Toyota and Tesla Partner for Electric Toyota RAV4

Toyota and Tesla Partner for Electric Toyota RAV4

The world seemed to get a little bit greener for the average new car buyer interested in a pure electric vehicle this week. After producing the $100,000 Tesla Roadster for the past several years, the upstart electric car company announced a partnership with Toyota aimed at making its technology more affordable for those not able to tap into an unlimited car buying budget.

The initial product of the collaboration between Toyota and Tesla will be a version of the popular Toyota RAV4 compact crossover - a vehicle which Toyota has already marketed in pure electric form in the 1990's. The plan is for Toyota to combine its mass production know-how and investment in the current Toyota RAV4 platform with Tesla's unique battery technology which has split in a different direction from what many other electric car companies have implemented. If all goes well, the collaboration should eventually lead to an electric crossover vehicle that does not carry the same six-figure price tag as Tesla's current flagship Roadster.

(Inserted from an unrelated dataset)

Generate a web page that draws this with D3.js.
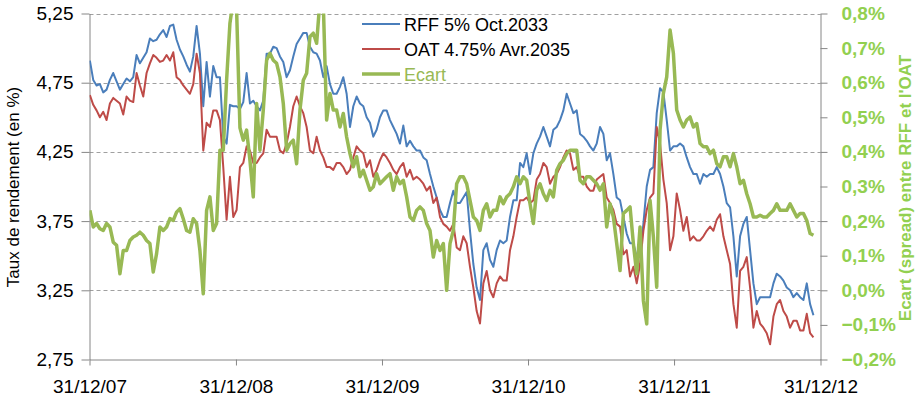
<!DOCTYPE html>
<html>
<head>
<meta charset="utf-8">
<script src="https://cdn.jsdelivr.net/npm/d3@7"></script>
<style>
  body { margin: 0; background: #fff; }
  svg { display: block; font-family: "Liberation Sans", Arial, sans-serif; }
</style>
</head>
<body>
<svg id="chart" width="919" height="398"></svg>
<script>
// séries (un point toutes les 200 heures à partir du 01/01/2008)
const startDate = new Date(2008, 0, 1);
const stepHours = 200;

const rff = [
  4.91,4.77,4.73,4.74,4.68,4.70,4.77,4.82,4.76,4.70,4.74,4.78,4.76,4.79,4.95,4.89,4.93,4.97,5.07,5.05,
  5.06,5.10,5.13,5.08,5.16,5.17,5.06,4.99,4.94,4.88,4.83,4.94,5.16,4.96,4.58,4.90,4.65,
  4.87,4.79,4.79,4.36,4.31,4.59,4.58,4.58,4.56,4.61,4.82,4.60,4.62,4.58,4.55,4.62,4.96,4.96,5.01,5.00,
  4.94,4.90,4.79,4.84,4.94,5.03,5.07,5.11,5.11,5.01,4.97,4.96,4.91,4.79,4.87,4.74,4.67,
  4.67,4.72,4.79,4.67,4.43,4.58,4.65,4.60,4.58,4.50,4.46,4.36,4.41,4.50,4.55,4.55,4.48,4.43,4.38,4.31,
  4.44,4.29,4.33,4.29,4.26,4.26,4.21,4.19,4.09,4.00,3.92,3.83,3.78,3.78,3.88,3.97,
  3.88,3.88,3.92,3.96,3.68,3.44,3.27,3.18,3.54,3.59,3.47,3.42,3.54,3.61,3.59,3.61,3.78,3.90,3.90,4.17,
  4.14,4.24,4.09,4.24,4.31,4.36,4.43,4.36,4.29,4.41,4.43,4.48,4.55,4.67,4.60,4.53,
  4.55,4.38,4.36,4.33,4.29,4.26,4.31,4.43,4.38,4.19,4.24,4.09,3.92,3.90,3.78,3.66,3.59,3.59,3.49,3.51,
  3.73,4.00,4.12,4.14,4.53,4.71,4.68,4.48,4.26,4.29,4.29,4.31,4.29,4.21,4.14,4.09,4.09,
  4.02,4.09,4.07,4.09,4.09,4.14,4.09,4.00,3.88,3.85,3.64,3.35,3.64,3.73,3.78,3.54,3.30,3.15,3.20,3.20,
  3.20,3.20,3.30,3.37,3.35,3.32,3.27,3.25,3.20,3.23,3.20,3.18,3.30,3.15,3.07
];

const oat = [
  4.66,4.59,4.55,4.50,4.54,4.48,4.60,4.64,4.62,4.60,4.52,4.65,4.62,4.61,4.82,4.73,4.65,4.82,4.89,4.95,
  4.93,4.90,4.91,4.95,4.91,4.97,4.79,4.77,4.73,4.70,4.67,4.74,4.96,4.82,4.26,4.46,4.43,
  4.55,4.55,4.48,4.14,3.76,4.07,3.78,3.83,4.14,4.17,4.29,4.26,4.17,4.17,4.21,4.24,4.41,4.36,4.36,4.36,
  4.26,4.24,4.31,4.43,4.58,4.65,4.58,4.53,4.43,4.26,4.24,4.36,4.26,4.21,4.14,4.14,4.12,
  4.17,4.17,4.14,4.09,4.12,4.21,4.29,4.26,4.24,4.14,4.19,4.07,4.12,4.19,4.24,4.21,4.17,4.12,4.09,4.14,
  4.17,4.07,4.12,4.05,4.07,4.05,4.02,3.97,4.00,3.88,3.92,3.78,3.73,3.71,3.68,3.73,
  3.56,3.54,3.64,3.59,3.42,3.27,3.10,3.01,3.30,3.39,3.25,3.20,3.30,3.35,3.32,3.32,3.54,3.64,3.78,3.90,
  3.90,3.92,3.88,3.90,4.05,4.09,4.17,4.14,4.02,4.07,4.09,4.14,4.21,4.26,4.24,4.12,
  4.14,4.07,4.07,4.00,3.97,3.97,4.05,4.07,4.09,3.92,3.88,3.83,3.73,3.71,3.51,3.54,3.35,3.42,3.30,3.44,
  3.68,3.83,3.92,3.95,4.43,4.31,4.05,3.88,3.54,3.64,3.95,3.83,3.68,3.78,3.61,3.64,3.61,
  3.61,3.64,3.68,3.71,3.68,3.76,3.80,3.64,3.54,3.44,3.15,2.98,3.39,3.42,3.49,3.27,2.98,3.10,3.01,2.98,
  2.94,2.86,3.06,3.15,3.18,3.10,3.06,2.98,3.03,3.03,2.96,2.96,3.08,2.94,2.91
];

const ecart = [
  0.231,0.183,0.193,0.178,0.173,0.193,0.183,0.139,0.130,0.048,0.115,0.115,0.144,0.154,0.159,0.168,0.159,0.144,0.135,0.053,
  0.106,0.183,0.173,0.183,0.207,0.202,0.226,0.236,0.207,0.173,0.168,0.207,0.193,0.115,-0.010,0.231,0.270,
  0.173,0.193,0.405,0.405,0.607,0.772,0.839,0.810,0.470,0.434,0.463,0.376,0.270,0.540,0.405,0.521,0.665,0.685,0.665,0.656,
  0.617,0.540,0.405,0.424,0.434,0.366,0.521,0.607,0.627,0.733,0.743,0.714,0.839,0.829,0.492,0.569,0.521,
  0.521,0.472,0.511,0.443,0.395,0.357,0.386,0.328,0.347,0.318,0.289,0.299,0.337,0.308,0.318,0.328,0.337,0.289,0.328,0.308,
  0.318,0.270,0.212,0.202,0.231,0.241,0.231,0.193,0.173,0.096,0.144,0.115,0.135,0.000,0.135,0.173,
  0.308,0.328,0.328,0.308,0.260,0.212,0.202,0.173,0.231,0.250,0.212,0.231,0.231,0.270,0.250,0.270,0.279,0.299,0.328,0.308,
  0.328,0.318,0.250,0.193,0.289,0.308,0.279,0.260,0.289,0.270,0.347,0.366,0.376,0.395,0.405,0.405,
  0.405,0.318,0.308,0.328,0.328,0.318,0.308,0.289,0.308,0.183,0.250,0.212,0.135,0.057,0.222,0.231,0.241,0.135,0.048,0.183,
  -0.030,-0.097,0.260,0.154,0.009,0.463,0.569,0.617,0.752,0.685,0.521,0.492,0.472,0.492,0.501,0.472,0.482,
  0.424,0.415,0.415,0.395,0.405,0.366,0.357,0.386,0.386,0.357,0.395,0.357,0.308,0.318,0.279,0.250,0.212,0.212,0.217,0.212,
  0.212,0.222,0.231,0.250,0.231,0.231,0.231,0.250,0.231,0.212,0.222,0.222,0.202,0.164,0.159
];

const seriesNames = ["RFF 5% Oct.2033", "OAT 4.75% Avr.2035", "Ecart"];
const yearTicks = [2007, 2008, 2009, 2010, 2011, 2012];
const leftTicks = [2.75, 3.25, 3.75, 4.25, 4.75, 5.25];
const rightTicks = [-0.2, -0.1, 0.0, 0.1, 0.2, 0.3, 0.4, 0.5, 0.6, 0.7, 0.8];

const colBlue = "#4a7ebb", colRed = "#be4b48", colGreen = "#98b954";
const colAxisGreen = "#92d050", colAxis = "#868686";

const svg = d3.select("#chart");
const plotLeft = 89.5, plotRight = 820.5, plotTop = 13.5, plotBottom = 359.5;

const dates = rff.map((_, i) => d3.timeHour.offset(startDate, i * stepHours));

const x = d3.scaleTime()
  .domain([new Date(2007, 11, 31), new Date(2012, 11, 31)])
  .range([plotLeft, plotRight]);
const y = d3.scaleLinear().domain([2.75, 5.25]).range([plotBottom, plotTop]);
const y2 = d3.scaleLinear().domain([-0.2, 0.8]).range([plotBottom, plotTop]);

svg.append("defs").append("clipPath").attr("id", "plot")
  .append("rect").attr("x", plotLeft).attr("y", plotTop)
  .attr("width", plotRight - plotLeft).attr("height", plotBottom - plotTop);

// lignes de grille en pointillés
svg.append("g").selectAll("line")
  .data(leftTicks.filter((d) => d > 2.75))
  .enter().append("line")
  .attr("x1", plotLeft).attr("x2", plotRight)
  .attr("y1", (d) => Math.round(y(d)) + 0.5).attr("y2", (d) => Math.round(y(d)) + 0.5)
  .style("stroke", "#a0a0a0")
  .style("stroke-dasharray", "4,3");

const comma = (f) => (d) => d3.format(f)(d).replace(".", ",");

// axe des x
const xAxis = svg.append("g")
  .attr("transform", `translate(0,${plotBottom})`)
  .call(d3.axisBottom(x)
    .tickValues(yearTicks.map((yr) => new Date(yr, 11, 31)))
    .tickFormat(d3.timeFormat("%d/%m/%y"))
    .tickSize(6).tickSizeOuter(0).tickPadding(14));

// axe de gauche
const yAxis = svg.append("g")
  .attr("transform", `translate(${plotLeft},0)`)
  .call(d3.axisLeft(y).tickValues(leftTicks).tickFormat(comma(".2f"))
    .tickSize(8).tickSizeOuter(0).tickPadding(8));

// axe de droite (écart)
const y2Axis = svg.append("g")
  .attr("transform", `translate(${plotRight},0)`)
  .call(d3.axisRight(y2).tickValues(rightTicks).tickFormat((d) => comma(".1f")(d) + "%")
    .tickSize(7).tickSizeOuter(0).tickPadding(14));

[xAxis, yAxis, y2Axis].forEach((a) => {
  a.selectAll(".domain, .tick line").style("stroke", colAxis);
  a.selectAll("text")
    .style("font-family", '"Liberation Sans", Arial, sans-serif')
    .style("font-size", "19px")
    .style("fill", "#000");
});
y2Axis.selectAll("text").style("fill", colAxisGreen).style("font-weight", "bold")
  .attr("text-anchor", "start");

// courbes
const plot = svg.append("g").attr("clip-path", "url(#plot)");

const lineLeft = d3.line()
  .x((d, i) => x(dates[i]))
  .y((d) => y(d));
const lineRight = d3.line()
  .x((d, i) => x(dates[i]))
  .y((d) => y2(d));

plot.append("path").attr("d", lineLeft(rff))
  .style("fill", "none").style("stroke", colBlue).style("stroke-width", 2)
  .style("stroke-linejoin", "round");
plot.append("path").attr("d", lineLeft(oat))
  .style("fill", "none").style("stroke", colRed).style("stroke-width", 2)
  .style("stroke-linejoin", "round");
plot.append("path").attr("d", lineRight(ecart))
  .style("fill", "none").style("stroke", colGreen).style("stroke-width", 3.5)
  .style("stroke-linejoin", "round");

// légende
const legend = svg.append("g");
const legendColors = [colBlue, colRed, colGreen];
const legendWidths = [2, 2, 3.5];
seriesNames.forEach((name, i) => {
  const ly = 24 + i * 25;
  legend.append("line")
    .attr("x1", 362).attr("x2", 400).attr("y1", ly).attr("y2", ly)
    .style("stroke", legendColors[i]).style("stroke-width", legendWidths[i]);
  legend.append("text")
    .attr("x", 404).attr("y", ly + 6.5)
    .style("font-size", "18px")
    .style("fill", i === 2 ? colGreen : "#000")
    .text(name);
});

// titres des axes
svg.append("text")
  .attr("transform", "translate(13,187) rotate(-90)")
  .attr("text-anchor", "middle").attr("dy", "0.35em")
  .style("font-size", "17px")
  .text("Taux de rendement (en %)");

svg.append("text")
  .attr("transform", "translate(905,188) rotate(-90)")
  .attr("text-anchor", "middle").attr("dy", "0.35em")
  .style("font-size", "17px").style("font-weight", "bold")
  .style("fill", colAxisGreen)
  .text("Ecart (spread) entre RFF et l'OAT");
</script>
</body>
</html>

The news of the Toyota and Tesla partnership, as well as Tesla's decision to move in to the empty NUMMI factory that the Japanese car company had previously used to produce the Toyota Corolla and Toyota Tacoma coincided with a report from the Automotive News that battery prices may start to tumble down from their current stratospheric levels. The prediction comes straight from President Obama, who related the federal government's forecast regarding battery costs while attending a public function relating to the building of a new battery plant. A dramatic 70 percent downward cost curve over the next five years is the official word, thanks to significant increases in investment in this particular technology. The Department of Energy further projected that the battery cost per kilowatt hour would drop by over 60 percent during the same period. Currently, batteries can make up as much as a third of an electric vehicle's total parts cost.

Could Toyota and Tesla's partnership, backed by the bold predictions with regards to falling battery prices mean that the dream of an affordable electric car might finally become a reality for new car shoppers? Optimistically, yes. The possibility that a pure electric sedan, coupe or crossover could one day cost no more than its hybrid equivalent seems realistic by 2015. Whether car companies will embrace this particular electric vehicle strategy is another question, as the profitability of large scale electric car production has yet to be established. It remains to be seen how many other car companies besides Toyota will buy in to concept that current vehicle platforms can be adapted to battery powered propulsion in a cost-effective manner.